Triple Phase Transitions: Understanding the Learning Dynamics of Large Language Models from a Neuroscience Perspective

TL;DR

The paper addresses why abrupt emergent abilities arise in large language models during training. It develops a triple-perspective framework—brain encoding alignment, probing of internal representations, and downstream benchmarking—to map learning dynamics across models and languages. The key finding is a consistent three-phase progression (Brain Alignment and Instruction Following; Brain Detachment and Stagnation; Brain Realignment and Consolidation) that co-occurs with shifts in internal representations and downstream performance, with language coverage shaping the timing and expression of these phases.
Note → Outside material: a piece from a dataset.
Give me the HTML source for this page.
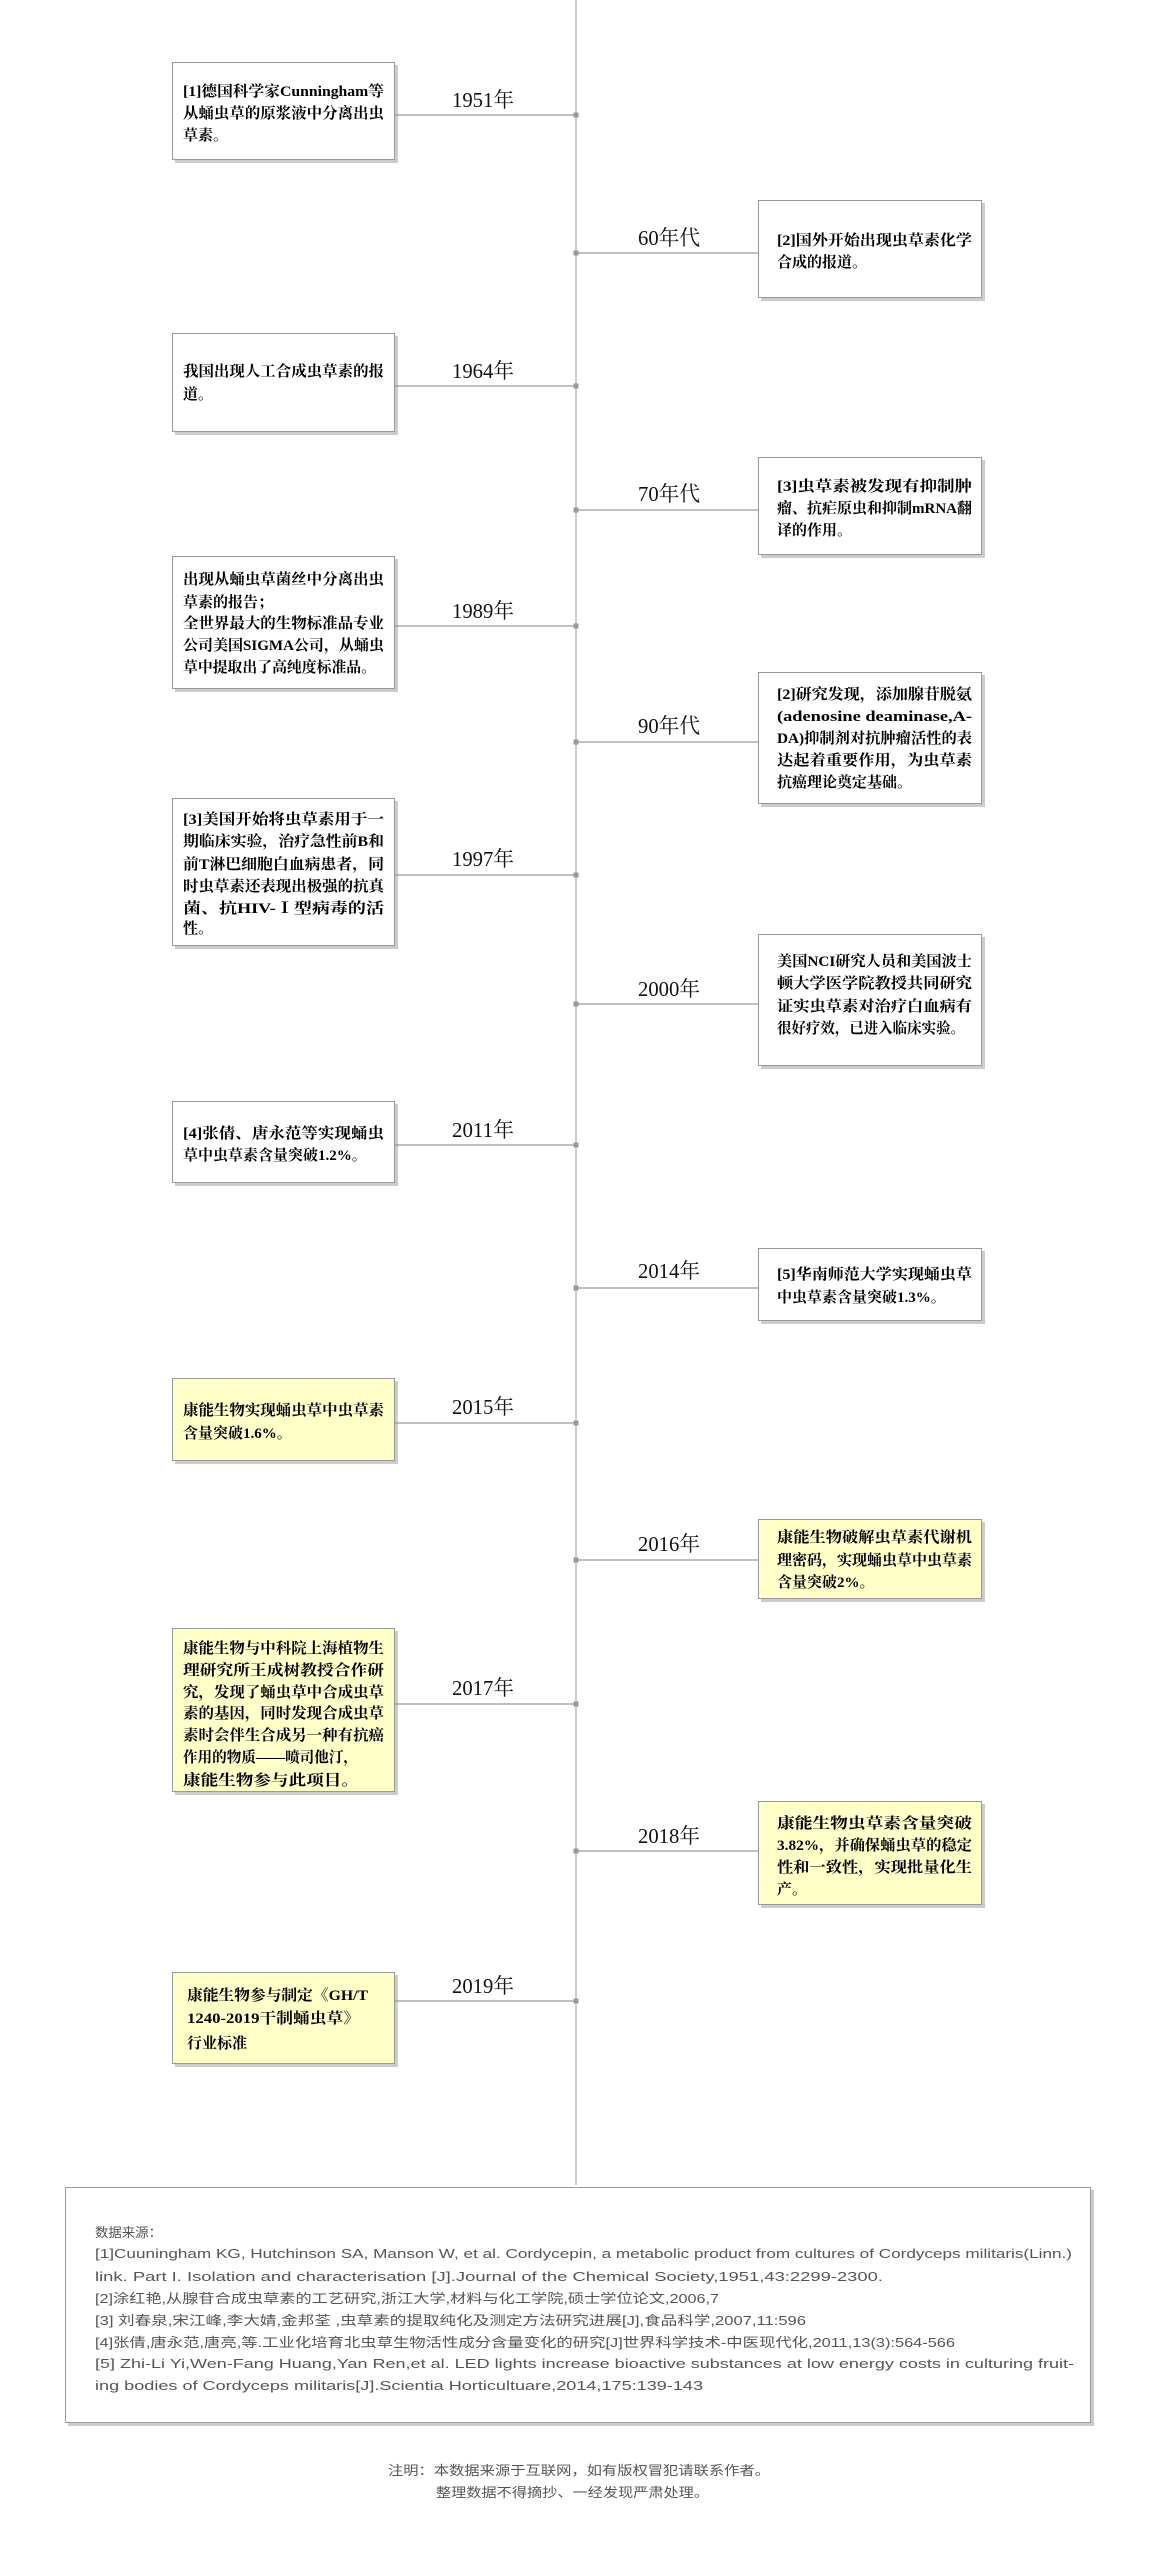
<!DOCTYPE html>
<html><head><meta charset="utf-8"><style>
html,body{margin:0;padding:0;background:#fff;width:1151px;height:2551px;overflow:hidden}
svg{display:block}
.t{font-family:"Liberation Serif","Noto Serif CJK SC",serif;font-size:15px;fill:#000;font-weight:bold}
.y{font-family:"Liberation Serif","Noto Serif CJK SC",serif;font-size:21px;fill:#111}
.r{font-family:"Liberation Sans Narrow","Liberation Sans","Noto Sans CJK SC",sans-serif;font-size:13px;fill:#555}
</style></head><body>
<svg width="1151" height="2551" viewBox="0 0 1151 2551" xmlns="http://www.w3.org/2000/svg">
<defs>
<g id="dot"><rect x="-2.5" y="-2.5" width="5" height="5" fill="#999"/></g>
</defs>
<line x1="576" y1="0" x2="576" y2="2185" stroke="#aaa" stroke-width="1.2"/>

<g stroke="none" fill="#ccc">
<rect x="175" y="65" width="223" height="98"/>
<rect x="761" y="203" width="224" height="98"/>
<rect x="175" y="336" width="223" height="99"/>
<rect x="761" y="460" width="224" height="98"/>
<rect x="175" y="559" width="223" height="133"/>
<rect x="761" y="675" width="224" height="132"/>
<rect x="175" y="801" width="223" height="148"/>
<rect x="761" y="937" width="224" height="132"/>
<rect x="175" y="1104" width="223" height="82"/>
<rect x="761" y="1251" width="224" height="73"/>
<rect x="175" y="1381" width="223" height="83"/>
<rect x="761" y="1522" width="224" height="80"/>
<rect x="175" y="1631" width="223" height="164"/>
<rect x="761" y="1804" width="224" height="104"/>
<rect x="175" y="1975" width="223" height="92"/>
</g>
<g stroke="#999" stroke-width="1">
<rect x="172.5" y="62.5" width="222" height="97" fill="#fff"/>
<rect x="758.5" y="200.5" width="223" height="97" fill="#fff"/>
<rect x="172.5" y="333.5" width="222" height="98" fill="#fff"/>
<rect x="758.5" y="457.5" width="223" height="97" fill="#fff"/>
<rect x="172.5" y="556.5" width="222" height="132" fill="#fff"/>
<rect x="758.5" y="672.5" width="223" height="131" fill="#fff"/>
<rect x="172.5" y="798.5" width="222" height="147" fill="#fff"/>
<rect x="758.5" y="934.5" width="223" height="131" fill="#fff"/>
<rect x="172.5" y="1101.5" width="222" height="81" fill="#fff"/>
<rect x="758.5" y="1248.5" width="223" height="72" fill="#fff"/>
<rect x="172.5" y="1378.5" width="222" height="82" fill="#ffffc8"/>
<rect x="758.5" y="1519.5" width="223" height="79" fill="#ffffc8"/>
<rect x="172.5" y="1628.5" width="222" height="163" fill="#ffffc8"/>
<rect x="758.5" y="1801.5" width="223" height="103" fill="#ffffc8"/>
<rect x="172.5" y="1972.5" width="222" height="91" fill="#ffffc8"/>
</g>

<g stroke="#999" stroke-width="1.3">
<line x1="395" y1="115" x2="576" y2="115"/>
<line x1="576" y1="253" x2="758" y2="253"/>
<line x1="395" y1="386" x2="576" y2="386"/>
<line x1="576" y1="510" x2="758" y2="510"/>
<line x1="395" y1="626" x2="576" y2="626"/>
<line x1="576" y1="742" x2="758" y2="742"/>
<line x1="395" y1="875" x2="576" y2="875"/>
<line x1="576" y1="1004" x2="758" y2="1004"/>
<line x1="395" y1="1145" x2="576" y2="1145"/>
<line x1="576" y1="1288" x2="758" y2="1288"/>
<line x1="395" y1="1423" x2="576" y2="1423"/>
<line x1="576" y1="1560" x2="758" y2="1560"/>
<line x1="395" y1="1704" x2="576" y2="1704"/>
<line x1="576" y1="1851" x2="758" y2="1851"/>
<line x1="395" y1="2001" x2="576" y2="2001"/>
</g>
<g>
<use href="#dot" x="576" y="115"/><use href="#dot" x="576" y="253"/><use href="#dot" x="576" y="386"/>
<use href="#dot" x="576" y="510"/><use href="#dot" x="576" y="626"/><use href="#dot" x="576" y="742"/>
<use href="#dot" x="576" y="875"/><use href="#dot" x="576" y="1004"/><use href="#dot" x="576" y="1145"/>
<use href="#dot" x="576" y="1288"/><use href="#dot" x="576" y="1423"/><use href="#dot" x="576" y="1560"/>
<use href="#dot" x="576" y="1704"/><use href="#dot" x="576" y="1851"/><use href="#dot" x="576" y="2001"/>
</g>

<g class="y" text-anchor="middle">
<text x="483" y="107" textLength="62" lengthAdjust="spacingAndGlyphs">1951年</text>
<text x="669" y="245" textLength="62" lengthAdjust="spacingAndGlyphs">60年代</text>
<text x="483" y="378" textLength="62" lengthAdjust="spacingAndGlyphs">1964年</text>
<text x="669" y="501" textLength="62" lengthAdjust="spacingAndGlyphs">70年代</text>
<text x="483" y="618" textLength="62" lengthAdjust="spacingAndGlyphs">1989年</text>
<text x="669" y="733" textLength="62" lengthAdjust="spacingAndGlyphs">90年代</text>
<text x="483" y="866" textLength="62" lengthAdjust="spacingAndGlyphs">1997年</text>
<text x="669" y="996" textLength="62" lengthAdjust="spacingAndGlyphs">2000年</text>
<text x="483" y="1137" textLength="62" lengthAdjust="spacingAndGlyphs">2011年</text>
<text x="669" y="1278" textLength="62" lengthAdjust="spacingAndGlyphs">2014年</text>
<text x="483" y="1414" textLength="62" lengthAdjust="spacingAndGlyphs">2015年</text>
<text x="669" y="1551" textLength="62" lengthAdjust="spacingAndGlyphs">2016年</text>
<text x="483" y="1695" textLength="62" lengthAdjust="spacingAndGlyphs">2017年</text>
<text x="669" y="1843" textLength="62" lengthAdjust="spacingAndGlyphs">2018年</text>
<text x="483" y="1993" textLength="62" lengthAdjust="spacingAndGlyphs">2019年</text>
</g>

<g class="t">
<text x="183" y="96" textLength="201" lengthAdjust="spacingAndGlyphs">[1]德国科学家Cunningham等</text>
<text x="183" y="118" textLength="201" lengthAdjust="spacingAndGlyphs">从蛹虫草的原浆液中分离出虫</text>
<text x="183" y="140">草素。</text>

<text x="777" y="245" textLength="195" lengthAdjust="spacingAndGlyphs">[2]国外开始出现虫草素化学</text>
<text x="777" y="267">合成的报道。</text>

<text x="183" y="376" textLength="201" lengthAdjust="spacingAndGlyphs">我国出现人工合成虫草素的报</text>
<text x="183" y="399">道。</text>

<text x="777" y="491" textLength="195" lengthAdjust="spacingAndGlyphs">[3]虫草素被发现有抑制肿</text>
<text x="777" y="513" textLength="195" lengthAdjust="spacingAndGlyphs">瘤、抗疟原虫和抑制mRNA翻</text>
<text x="777" y="535">译的作用。</text>

<text x="183" y="584" textLength="201" lengthAdjust="spacingAndGlyphs">出现从蛹虫草菌丝中分离出虫</text>
<text x="183" y="607">草素的报告；</text>
<text x="183" y="628" textLength="201" lengthAdjust="spacingAndGlyphs">全世界最大的生物标准品专业</text>
<text x="183" y="650" textLength="201" lengthAdjust="spacingAndGlyphs">公司美国SIGMA公司，从蛹虫</text>
<text x="183" y="672" textLength="193" lengthAdjust="spacingAndGlyphs">草中提取出了高纯度标准品。</text>

<text x="777" y="699" textLength="195" lengthAdjust="spacingAndGlyphs">[2]研究发现，添加腺苷脱氨</text>
<text x="777" y="721" textLength="195" lengthAdjust="spacingAndGlyphs">(adenosine  deaminase,A-</text>
<text x="777" y="743" textLength="195" lengthAdjust="spacingAndGlyphs">DA)抑制剂对抗肿瘤活性的表</text>
<text x="777" y="765" textLength="195" lengthAdjust="spacingAndGlyphs">达起着重要作用，为虫草素</text>
<text x="777" y="787">抗癌理论奠定基础。</text>

<text x="183" y="824" textLength="201" lengthAdjust="spacingAndGlyphs">[3]美国开始将虫草素用于一</text>
<text x="183" y="846" textLength="201" lengthAdjust="spacingAndGlyphs">期临床实验，治疗急性前B和</text>
<text x="183" y="869" textLength="201" lengthAdjust="spacingAndGlyphs">前T淋巴细胞白血病患者，同</text>
<text x="183" y="891" textLength="201" lengthAdjust="spacingAndGlyphs">时虫草素还表现出极强的抗真</text>
<text x="183" y="913" textLength="201" lengthAdjust="spacingAndGlyphs">菌、抗HIV-Ⅰ型病毒的活</text>
<text x="183" y="933">性。</text>

<text x="777" y="966" textLength="195" lengthAdjust="spacingAndGlyphs">美国NCI研究人员和美国波士</text>
<text x="777" y="988" textLength="195" lengthAdjust="spacingAndGlyphs">顿大学医学院教授共同研究</text>
<text x="777" y="1011" textLength="195" lengthAdjust="spacingAndGlyphs">证实虫草素对治疗白血病有</text>
<text x="777" y="1033" textLength="188" lengthAdjust="spacingAndGlyphs">很好疗效，已进入临床实验。</text>

<text x="183" y="1138" textLength="201" lengthAdjust="spacingAndGlyphs">[4]张倩、唐永范等实现蛹虫</text>
<text x="183" y="1160">草中虫草素含量突破1.2%。</text>

<text x="777" y="1279" textLength="195" lengthAdjust="spacingAndGlyphs">[5]华南师范大学实现蛹虫草</text>
<text x="777" y="1302">中虫草素含量突破1.3%。</text>

<text x="183" y="1415" textLength="201" lengthAdjust="spacingAndGlyphs">康能生物实现蛹虫草中虫草素</text>
<text x="183" y="1438">含量突破1.6%。</text>

<text x="777" y="1542" textLength="195" lengthAdjust="spacingAndGlyphs">康能生物破解虫草素代谢机</text>
<text x="777" y="1565" textLength="195" lengthAdjust="spacingAndGlyphs">理密码，实现蛹虫草中虫草素</text>
<text x="777" y="1587">含量突破2%。</text>

<text x="183" y="1653" textLength="201" lengthAdjust="spacingAndGlyphs">康能生物与中科院上海植物生</text>
<text x="183" y="1675" textLength="201" lengthAdjust="spacingAndGlyphs">理研究所王成树教授合作研</text>
<text x="183" y="1697" textLength="201" lengthAdjust="spacingAndGlyphs">究，发现了蛹虫草中合成虫草</text>
<text x="183" y="1718" textLength="201" lengthAdjust="spacingAndGlyphs">素的基因，同时发现合成虫草</text>
<text x="183" y="1740" textLength="201" lengthAdjust="spacingAndGlyphs">素时会伴生合成另一种有抗癌</text>
<text x="183" y="1762" textLength="175" lengthAdjust="spacingAndGlyphs">作用的物质——喷司他汀，</text>
<text x="183" y="1785" textLength="176" lengthAdjust="spacingAndGlyphs">康能生物参与此项目。</text>

<text x="777" y="1828" textLength="195" lengthAdjust="spacingAndGlyphs">康能生物虫草素含量突破</text>
<text x="777" y="1850" textLength="195" lengthAdjust="spacingAndGlyphs">3.82%，并确保蛹虫草的稳定</text>
<text x="777" y="1872" textLength="195" lengthAdjust="spacingAndGlyphs">性和一致性，实现批量化生</text>
<text x="777" y="1894">产。</text>

<text x="187" y="2000" textLength="181" lengthAdjust="spacingAndGlyphs">康能生物参与制定《GH/T</text>
<text x="187" y="2023" textLength="173" lengthAdjust="spacingAndGlyphs">1240-2019干制蛹虫草》</text>
<text x="187" y="2048">行业标准</text>
</g>

<rect x="68" y="2190" width="1026" height="236" fill="#ccc"/>
<rect x="65.5" y="2187.5" width="1025" height="235" fill="#fff" stroke="#999"/>
<g class="r">
<text x="95" y="2237" textLength="67" lengthAdjust="spacingAndGlyphs">数据来源：</text>
<text x="95" y="2258" textLength="977" lengthAdjust="spacingAndGlyphs">[1]Cuuningham KG, Hutchinson SA, Manson W, et al. Cordycepin, a metabolic product from cultures of Cordyceps militaris(Linn.)</text>
<text x="95" y="2281" textLength="788" lengthAdjust="spacingAndGlyphs">link. Part I. Isolation and characterisation [J].Journal of the Chemical Society,1951,43:2299-2300.</text>
<text x="95" y="2303" textLength="624" lengthAdjust="spacingAndGlyphs">[2]涂红艳,从腺苷合成虫草素的工艺研究,浙江大学,材料与化工学院,硕士学位论文,2006,7</text>
<text x="95" y="2325" textLength="711" lengthAdjust="spacingAndGlyphs">[3] 刘春泉,宋江峰,李大婧,金邦荃 ,虫草素的提取纯化及测定方法研究进展[J],食品科学,2007,11:596</text>
<text x="95" y="2347" textLength="860" lengthAdjust="spacingAndGlyphs">[4]张倩,唐永范,唐亮,等.工业化培育北虫草生物活性成分含量变化的研究[J]世界科学技术-中医现代化,2011,13(3):564-566</text>
<text x="95" y="2368" textLength="979" lengthAdjust="spacingAndGlyphs">[5] Zhi-Li Yi,Wen-Fang Huang,Yan Ren,et al. LED lights increase bioactive substances at low energy costs in culturing fruit-</text>
<text x="95" y="2390" textLength="608" lengthAdjust="spacingAndGlyphs">ing bodies of Cordyceps militaris[J].Scientia Horticultuare,2014,175:139-143</text>
</g>
<g class="r" font-size="14">
<text x="388" y="2475" textLength="382" lengthAdjust="spacingAndGlyphs">注明：本数据来源于互联网，如有版权冒犯请联系作者。</text>
<text x="436" y="2497" textLength="273" lengthAdjust="spacingAndGlyphs">整理数据不得摘抄、一经发现严肃处理。</text>
</g>
</svg>
</body></html>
This work demonstrates that brain activity can serve as a concrete, biologically grounded benchmark to guide the safe, interpretable development of future LLMs and highlights avenues for integrating neuroscience insights into AI evaluation.

Abstract

Large language models (LLMs) often exhibit abrupt emergent behavior, whereby new abilities arise at certain points during their training. This phenomenon, commonly referred to as a ''phase transition'', remains poorly understood. In this study, we conduct an integrative analysis of such phase transitions by examining three interconnected perspectives: the similarity between LLMs and the human brain, the internal states of LLMs, and downstream task performance. We propose a novel interpretation for the learning dynamics of LLMs that vary in both training data and architecture, revealing that three phase transitions commonly emerge across these models during training: (1) alignment with the entire brain surges as LLMs begin adhering to task instructions Brain Alignment and Instruction Following, (2) unexpectedly, LLMs diverge from the brain during a period in which downstream task accuracy temporarily stagnates Brain Detachment and Stagnation, and (3) alignment with the brain reoccurs as LLMs become capable of solving the downstream tasks Brain Realignment and Consolidation. These findings illuminate the underlying mechanisms of phase transitions in LLMs, while opening new avenues for interdisciplinary research bridging AI and neuroscience.

Figures (33)

• Figure 1: Overview of the study.aBrain encoding analysis. bProbing analysis (top) and benchmark analysis (bottom). c Three phase-transition phenomena during the learning process of LLMs, as identified through the results of the encoding, probing, and benchmark analyses. Red, green, and blue lines indicate encoding, probing, and benchmark accuracies, respectively, across all LLM checkpoints.
• Figure 2: Learning dynamics of LLMs exhibiting three phase transitions. The horizontal axis denotes the number of training tokens. The vertical axis denotes the average encoding accuracy for all voxels of a single participant (DM06) (red lines), the benchmark accuracy (blue lines), and the average probing accuracy for all LLM neurons calculated using MMLU (green lines). We select layers 25, 30, and 25 from OLMo-2, OLMo-0724, and LLM-jp, respectively, to capture the transitions that occur at each phase of the learning dynamics. The background color indicates the LLM phase. The legend indicates whether the language has been learned sufficiently by the model. No checkpoints preceding the 109 training tokens have been made publicly available aside from LLM-jp.
• Figure 3: Changes in the relationship with the brain. Differences in encoding accuracy among checkpoints for three participants (DM06, DM03, and DM07), projected onto the inflated (top, lateral, and medial views) and flattened cortical surface (occipital areas are at the center, only for DM06), for both the left and right hemispheres. We have chosen OLMo-2's checkpoints that capture the transitions at each phase of the learning dynamics. Brain regions with significant accuracy at either of the two checkpoints are colored ($p<0.05$, FDR-corrected). Voxels exhibiting higher accuracy at the later checkpoint are indicated in red, whereas those exhibiting higher accuracy at the earlier checkpoint are indicated in blue.
• Figure 4: Probing results.a Evolution of probing accuracy for English/Japanese MMLU throughout the training process, assessed at layers 5, 15, 25, and 30 of OLMo-2. The horizontal axis indicates the probing accuracy. The vertical axis indicates the number of neurons that fall within each 0.01 accuracy bin. The legends corresponds to the number of training tokens. b Relationship between probing accuracy in the neurons of OLMo-2 (layer 25) across English MMLU, CSQA, and ARC. Each axis denotes the probing accuracy for the respective task, and the color gradient reflects the number of training tokens. The legend shows the correlation coefficient between certain two tasks.
• Figure 5: The Nature of Activations.a Variations in correlation coefficients of the activations of OLMo-2 across checkpoints. b IDs (purple line) and average encoding accuracy for all voxels of a single participant (DM06) (red line) across checkpoints.